Produce a word-for-word copy of the listing below without its pictures.

** START OF Excerpted records **

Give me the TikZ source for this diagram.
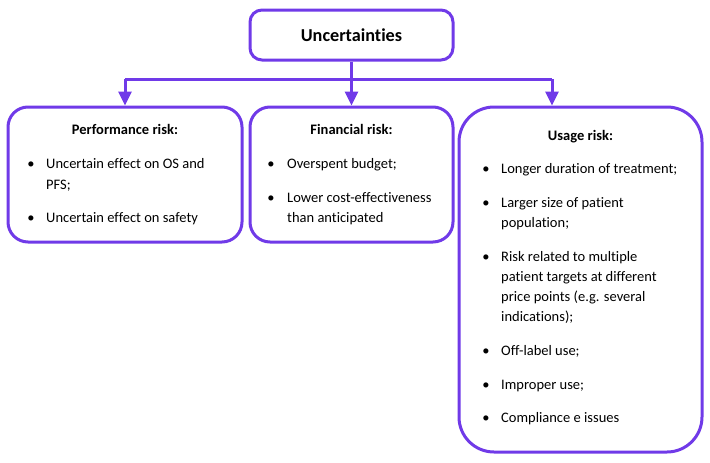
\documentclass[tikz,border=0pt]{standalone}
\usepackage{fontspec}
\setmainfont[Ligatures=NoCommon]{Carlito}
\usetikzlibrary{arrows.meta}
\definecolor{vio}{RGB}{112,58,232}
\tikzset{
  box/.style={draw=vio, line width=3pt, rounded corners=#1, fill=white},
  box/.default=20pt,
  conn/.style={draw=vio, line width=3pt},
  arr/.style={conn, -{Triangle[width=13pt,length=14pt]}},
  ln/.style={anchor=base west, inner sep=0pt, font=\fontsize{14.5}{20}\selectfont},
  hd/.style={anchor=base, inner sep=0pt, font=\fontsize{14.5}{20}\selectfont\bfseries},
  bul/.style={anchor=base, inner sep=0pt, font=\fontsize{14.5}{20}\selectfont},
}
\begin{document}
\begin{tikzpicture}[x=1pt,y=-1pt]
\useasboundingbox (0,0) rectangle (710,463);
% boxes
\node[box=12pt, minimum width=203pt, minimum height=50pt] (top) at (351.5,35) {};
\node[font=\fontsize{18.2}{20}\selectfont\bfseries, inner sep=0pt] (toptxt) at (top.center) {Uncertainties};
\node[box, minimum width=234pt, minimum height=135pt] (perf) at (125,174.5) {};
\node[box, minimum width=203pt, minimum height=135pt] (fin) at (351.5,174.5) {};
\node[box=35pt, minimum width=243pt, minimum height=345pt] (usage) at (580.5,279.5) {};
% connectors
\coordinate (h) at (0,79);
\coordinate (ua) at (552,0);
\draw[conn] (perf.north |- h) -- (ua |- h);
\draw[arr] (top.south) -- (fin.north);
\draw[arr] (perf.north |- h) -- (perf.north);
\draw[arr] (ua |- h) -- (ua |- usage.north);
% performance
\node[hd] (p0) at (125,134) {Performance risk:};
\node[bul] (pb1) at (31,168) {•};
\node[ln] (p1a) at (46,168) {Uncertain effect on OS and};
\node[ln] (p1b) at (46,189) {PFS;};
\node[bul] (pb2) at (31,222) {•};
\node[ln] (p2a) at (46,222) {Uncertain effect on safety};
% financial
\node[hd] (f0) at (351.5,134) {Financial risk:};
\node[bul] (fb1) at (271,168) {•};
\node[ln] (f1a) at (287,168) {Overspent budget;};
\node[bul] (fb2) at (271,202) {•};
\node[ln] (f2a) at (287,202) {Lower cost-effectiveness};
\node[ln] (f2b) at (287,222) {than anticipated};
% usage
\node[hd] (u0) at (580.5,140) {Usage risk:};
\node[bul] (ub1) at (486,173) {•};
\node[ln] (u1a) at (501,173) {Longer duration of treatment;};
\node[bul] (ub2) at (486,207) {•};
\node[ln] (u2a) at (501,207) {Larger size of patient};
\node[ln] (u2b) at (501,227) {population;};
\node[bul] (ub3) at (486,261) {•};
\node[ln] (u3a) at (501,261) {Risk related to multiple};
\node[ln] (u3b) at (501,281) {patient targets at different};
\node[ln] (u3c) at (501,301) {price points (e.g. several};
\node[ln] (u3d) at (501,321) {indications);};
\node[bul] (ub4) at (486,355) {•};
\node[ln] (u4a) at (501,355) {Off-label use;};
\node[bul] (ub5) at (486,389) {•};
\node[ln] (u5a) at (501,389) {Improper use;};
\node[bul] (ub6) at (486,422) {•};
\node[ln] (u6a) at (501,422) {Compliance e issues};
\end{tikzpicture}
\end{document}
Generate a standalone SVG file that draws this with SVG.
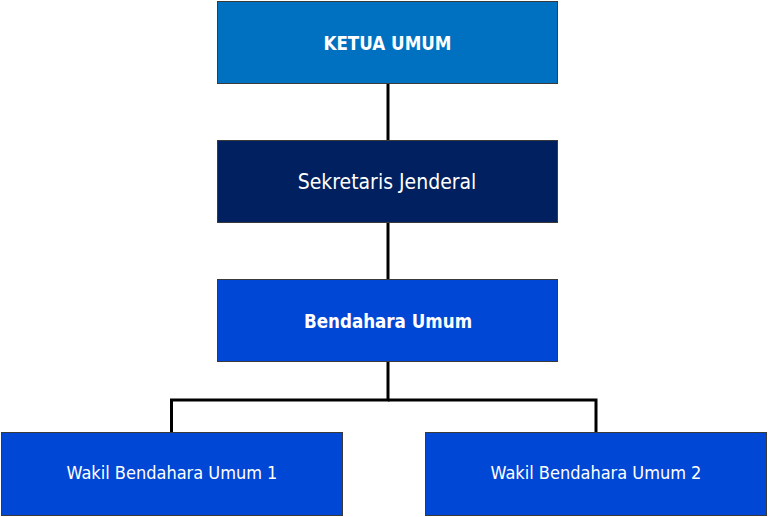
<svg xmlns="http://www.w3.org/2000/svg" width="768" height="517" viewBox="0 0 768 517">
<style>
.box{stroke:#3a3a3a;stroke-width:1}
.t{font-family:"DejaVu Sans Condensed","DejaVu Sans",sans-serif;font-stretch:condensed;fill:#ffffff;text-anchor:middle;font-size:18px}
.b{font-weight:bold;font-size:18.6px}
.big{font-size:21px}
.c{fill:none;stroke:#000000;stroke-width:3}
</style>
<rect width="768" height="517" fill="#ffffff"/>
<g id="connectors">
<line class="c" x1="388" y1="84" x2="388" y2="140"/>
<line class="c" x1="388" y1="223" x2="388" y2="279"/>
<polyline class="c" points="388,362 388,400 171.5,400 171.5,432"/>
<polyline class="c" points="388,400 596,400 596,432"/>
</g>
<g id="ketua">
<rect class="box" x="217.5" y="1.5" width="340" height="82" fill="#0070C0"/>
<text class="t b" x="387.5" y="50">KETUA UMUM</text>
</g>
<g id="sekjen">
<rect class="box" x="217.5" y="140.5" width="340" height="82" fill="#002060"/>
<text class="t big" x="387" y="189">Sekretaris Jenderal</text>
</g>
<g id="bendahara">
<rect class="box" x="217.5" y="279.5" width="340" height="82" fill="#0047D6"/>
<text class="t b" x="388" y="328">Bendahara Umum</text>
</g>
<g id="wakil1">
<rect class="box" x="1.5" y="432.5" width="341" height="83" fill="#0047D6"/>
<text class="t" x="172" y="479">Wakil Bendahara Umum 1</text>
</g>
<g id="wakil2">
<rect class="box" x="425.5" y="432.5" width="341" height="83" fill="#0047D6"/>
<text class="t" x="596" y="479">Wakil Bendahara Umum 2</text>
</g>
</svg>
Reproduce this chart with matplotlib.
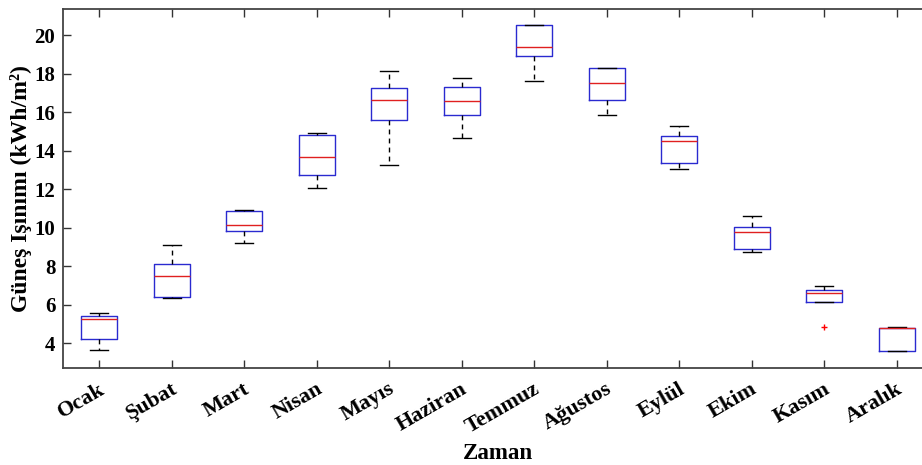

** END OF Excerpted records **

* Full output *
Give me the TikZ source for this diagram.
\documentclass[tikz,border=0pt]{standalone}
\usepackage{fontspec}
\setmainfont[Ligatures=NoCommon]{Carlito}
\usetikzlibrary{arrows.meta}
\definecolor{vio}{RGB}{112,58,232}
\tikzset{
  box/.style={draw=vio, line width=3pt, rounded corners=#1, fill=white},
  box/.default=20pt,
  conn/.style={draw=vio, line width=3pt},
  arr/.style={conn, -{Triangle[width=13pt,length=14pt]}},
  ln/.style={anchor=base west, inner sep=0pt, font=\fontsize{14.5}{20}\selectfont},
  hd/.style={anchor=base, inner sep=0pt, font=\fontsize{14.5}{20}\selectfont\bfseries},
  bul/.style={anchor=base, inner sep=0pt, font=\fontsize{14.5}{20}\selectfont},
}
\begin{document}
\begin{tikzpicture}[x=1pt,y=-1pt]
\useasboundingbox (0,0) rectangle (710,463);
% boxes
\node[box=12pt, minimum width=203pt, minimum height=50pt] (top) at (351.5,35) {};
\node[font=\fontsize{18.2}{20}\selectfont\bfseries, inner sep=0pt] (toptxt) at (top.center) {Uncertainties};
\node[box, minimum width=234pt, minimum height=135pt] (perf) at (125,174.5) {};
\node[box, minimum width=203pt, minimum height=135pt] (fin) at (351.5,174.5) {};
\node[box=35pt, minimum width=243pt, minimum height=345pt] (usage) at (580.5,279.5) {};
% connectors
\coordinate (h) at (0,79);
\coordinate (ua) at (552,0);
\draw[conn] (perf.north |- h) -- (ua |- h);
\draw[arr] (top.south) -- (fin.north);
\draw[arr] (perf.north |- h) -- (perf.north);
\draw[arr] (ua |- h) -- (ua |- usage.north);
% performance
\node[hd] (p0) at (125,134) {Performance risk:};
\node[bul] (pb1) at (31,168) {•};
\node[ln] (p1a) at (46,168) {Uncertain effect on OS and};
\node[ln] (p1b) at (46,189) {PFS;};
\node[bul] (pb2) at (31,222) {•};
\node[ln] (p2a) at (46,222) {Uncertain effect on safety};
% financial
\node[hd] (f0) at (351.5,134) {Financial risk:};
\node[bul] (fb1) at (271,168) {•};
\node[ln] (f1a) at (287,168) {Overspent budget;};
\node[bul] (fb2) at (271,202) {•};
\node[ln] (f2a) at (287,202) {Lower cost-effectiveness};
\node[ln] (f2b) at (287,222) {than anticipated};
% usage
\node[hd] (u0) at (580.5,140) {Usage risk:};
\node[bul] (ub1) at (486,173) {•};
\node[ln] (u1a) at (501,173) {Longer duration of treatment;};
\node[bul] (ub2) at (486,207) {•};
\node[ln] (u2a) at (501,207) {Larger size of patient};
\node[ln] (u2b) at (501,227) {population;};
\node[bul] (ub3) at (486,261) {•};
\node[ln] (u3a) at (501,261) {Risk related to multiple};
\node[ln] (u3b) at (501,281) {patient targets at different};
\node[ln] (u3c) at (501,301) {price points (e.g. several};
\node[ln] (u3d) at (501,321) {indications);};
\node[bul] (ub4) at (486,355) {•};
\node[ln] (u4a) at (501,355) {Off-label use;};
\node[bul] (ub5) at (486,389) {•};
\node[ln] (u5a) at (501,389) {Improper use;};
\node[bul] (ub6) at (486,422) {•};
\node[ln] (u6a) at (501,422) {Compliance e issues};
\end{tikzpicture}
\end{document}
Generate a standalone SVG file that draws this with SVG.
<svg xmlns="http://www.w3.org/2000/svg" width="768" height="517" viewBox="0 0 768 517">
<style>
.box{stroke:#3a3a3a;stroke-width:1}
.t{font-family:"DejaVu Sans Condensed","DejaVu Sans",sans-serif;font-stretch:condensed;fill:#ffffff;text-anchor:middle;font-size:18px}
.b{font-weight:bold;font-size:18.6px}
.big{font-size:21px}
.c{fill:none;stroke:#000000;stroke-width:3}
</style>
<rect width="768" height="517" fill="#ffffff"/>
<g id="connectors">
<line class="c" x1="388" y1="84" x2="388" y2="140"/>
<line class="c" x1="388" y1="223" x2="388" y2="279"/>
<polyline class="c" points="388,362 388,400 171.5,400 171.5,432"/>
<polyline class="c" points="388,400 596,400 596,432"/>
</g>
<g id="ketua">
<rect class="box" x="217.5" y="1.5" width="340" height="82" fill="#0070C0"/>
<text class="t b" x="387.5" y="50">KETUA UMUM</text>
</g>
<g id="sekjen">
<rect class="box" x="217.5" y="140.5" width="340" height="82" fill="#002060"/>
<text class="t big" x="387" y="189">Sekretaris Jenderal</text>
</g>
<g id="bendahara">
<rect class="box" x="217.5" y="279.5" width="340" height="82" fill="#0047D6"/>
<text class="t b" x="388" y="328">Bendahara Umum</text>
</g>
<g id="wakil1">
<rect class="box" x="1.5" y="432.5" width="341" height="83" fill="#0047D6"/>
<text class="t" x="172" y="479">Wakil Bendahara Umum 1</text>
</g>
<g id="wakil2">
<rect class="box" x="425.5" y="432.5" width="341" height="83" fill="#0047D6"/>
<text class="t" x="596" y="479">Wakil Bendahara Umum 2</text>
</g>
</svg>
Reproduce this chart with matplotlib.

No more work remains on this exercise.